Pay attention then at Church. Notice when you find yourself puzzled or intrigued by something. Take note of it – literally, write it down – and then research it. I promise you, you’ll be amazed at what you then discover. Knock, and it shall be opened unto you, right? Then, the next time you encounter it, you’ll relish and cherish it, and rejoice at the supernal genius of it. Then, the knowledge and understanding your researches have gained you will open up some new point of inquiry. It, too, will in like manner reward your study.
That development and expansion cannot end. Because why? Because God is infinitely deep, and *because the Mass on Earth is a participation of the Wedding Mass in Heaven,* by which we marry him, in and by which he informs us with his Lógos, and which proceeds sempiternally, plumbing ever deeper depths and soaring ever higher.
Let the liturgy teach you. Start with it now, soon. Just go, and humbly PAY ATTENTION. Then study, attend again, and wait. It will all come to you in time, and again and far more after time.

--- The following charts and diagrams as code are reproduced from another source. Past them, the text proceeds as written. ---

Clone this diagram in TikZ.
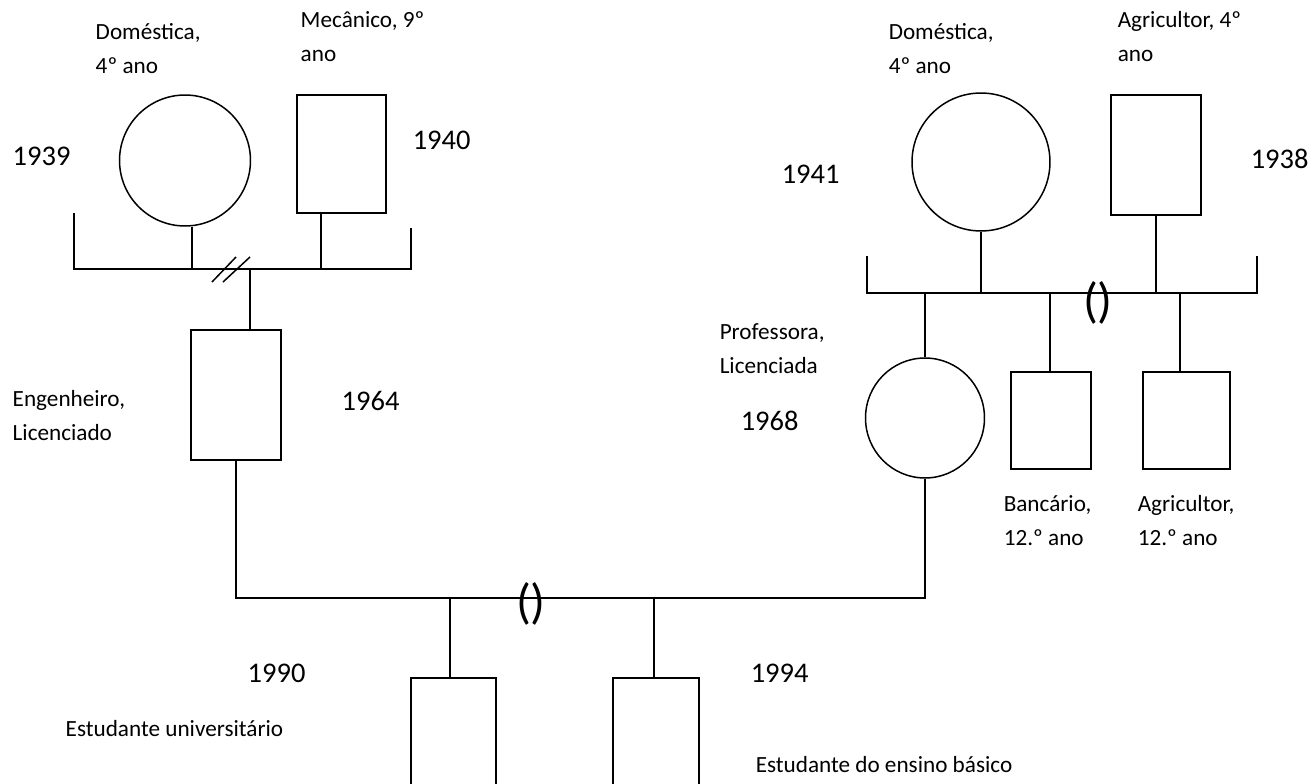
\documentclass[tikz,border=0pt]{standalone}
\usepackage{fontspec}
\setmainfont{Carlito}
\usetikzlibrary{shapes.geometric}

\begin{document}
\begin{tikzpicture}[x=0.02cm,y=-0.02cm,line width=0.85pt,
  fem/.style={draw,ellipse,inner sep=0pt},
  masc/.style={draw,rectangle,inner sep=0pt},
  uniao/.style={line width=1.2pt},
  lbl/.style={anchor=north west,inner sep=0pt,align=left,font=\fontsize{13.2}{19.3}\selectfont},
  ano/.style={anchor=base west,inner sep=0pt,font=\fontsize{16.2}{19}\selectfont},
  par/.style={inner sep=0pt,font=\fontsize{28}{32}\selectfont}]
  \useasboundingbox (0,0) rectangle (1313,784);
  \clip (0,0) rectangle (1313,784);

  \node[fem,minimum width=2.62cm,minimum height=2.62cm]  (avoF)  at (185,160.5) {};
  \node[masc,minimum width=1.78cm,minimum height=2.36cm] (avoM)  at (341.5,154) {};
  \node[fem,minimum width=2.76cm,minimum height=2.76cm]  (avoF2) at (981,162) {};
  \node[masc,minimum width=1.8cm,minimum height=2.4cm]   (avoM2) at (1156,155) {};
  \node[masc,minimum width=1.8cm,minimum height=2.6cm]   (eng)   at (236,395) {};
  \node[fem,minimum width=2.38cm,minimum height=2.4cm]   (prof)  at (925,418) {};
  \node[masc,minimum width=1.6cm,minimum height=1.94cm]  (banc)  at (1051,420.5) {};
  \node[masc,minimum width=1.74cm,minimum height=1.94cm] (agri)  at (1186.5,420.5) {};
  \node[masc,minimum width=1.7cm,minimum height=3.28cm]  (neto1) at (453.5,760) {};
  \node[masc,minimum width=1.72cm,minimum height=3.28cm] (neto2) at (656,760) {};

  \coordinate (uL1) at (74,269);   \coordinate (uL2) at (411,269);
  \coordinate (fF)  at (192,269);  \coordinate (fM)  at (321,269);
  \coordinate (fL)  at (250,269);
  \coordinate (uR1) at (867,293);  \coordinate (uR2) at (1257,293);
  \coordinate (fP)  at (925,293);  \coordinate (fB)  at (1050,293);
  \coordinate (fA)  at (1180,293);
  \coordinate (uB)  at (530,598);
  \coordinate (f1)  at (450,598);  \coordinate (f2)  at (654,598);

  \draw (uL1) ++(0,-56) -- (uL1) -- (uL2) -- ++(0,-41);
  \draw (fF) -- (avoF.south -| fF);
  \draw (fM) -- (avoM.south -| fM);
  \draw (fL) -- (eng.north -| fL);
  \draw ([shift={(-38,13)}]fL) -- ++(24,-25) ([shift={(-27,13)}]fL) -- ++(27,-25);

  \draw (uR1) ++(0,-37) -- (uR1) -- (uR2) -- ++(0,-37);
  \draw (avoF2.south) -- (avoF2.south |- uR1);
  \draw (avoM2.south) -- (avoM2.south |- uR1);
  \draw[uniao] (fB) -- (avoM2.south |- fB);
  \draw (fP) -- (prof.north);
  \draw (fB) -- (banc.north -| fB);
  \draw (fA) -- (agri.north -| fA);
  \node[par] (parR) at (1098,303) {()};

  \draw (eng.south) |- (uB) -| (prof.south);
  \draw[uniao] (uB) ++(-33,0) -- ++(100,0);
  \draw (f1) -- (neto1.north -| f1);
  \draw (f2) -- (neto2.north -| f2);
  \node[par] (parB) at (531,604) {()};

  \node[lbl] (tAvoF)  at (95,23)   {Doméstica,\\4º ano};
  \node[lbl] (tAvoM)  at (300,11)  {Mecânico, 9º\\ano};
  \node[ano] (aAvoF)  at (12,166)  {1939};
  \node[ano] (aAvoM)  at (412,150) {1940};
  \node[lbl] (tAvoF2) at (888,23)  {Doméstica,\\4º ano};
  \node[lbl] (tAvoM2) at (1117,11) {Agricultor, 4º\\ano};
  \node[ano] (aAvoF2) at (781,184) {1941};
  \node[ano] (aAvoM2) at (1250,169) {1938};
  \node[lbl] (tProf)  at (719,323) {Professora,\\Licenciada};
  \node[ano] (aProf)  at (740,430) {1968};
  \node[lbl] (tEng)   at (12,390)  {Engenheiro,\\Licenciado};
  \node[ano] (aEng)   at (341,410) {1964};
  \node[lbl] (tBanc)  at (1003,495) {Bancário,\\12.º ano};
  \node[lbl] (tAgri)  at (1137,495) {Agricultor,\\12.º ano};
  \node[ano] (aNeto1) at (247,682) {1990};
  \node[ano] (aNeto2) at (750,682) {1994};
  \node[lbl] (tNeto1) at (65,720)  {Estudante universitário};
  \node[lbl] (tNeto2) at (755,756) {Estudante do ensino básico};
\end{tikzpicture}
\end{document}
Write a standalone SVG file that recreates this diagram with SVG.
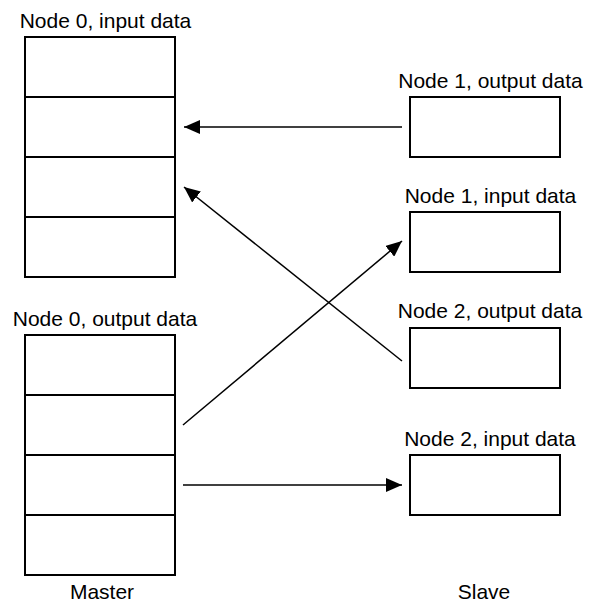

Excursus: Where the attention goes, all else follows; including the life of the spirit. Attend then to the right things, and you’ll be OK, however confused you may be to begin with. Attend to the wrong things, and boy are you in big trouble, no matter how tough your mind. This is why idolatry, sorcery, the occult, and magic are so abhorred by the Church (and any other serious mystical undertaking): they distract the attention from the proper ultimate object of all attention, which is God; and, so, they render the spirit vulnerable to the temptations of the demons, and lead her toward damnation.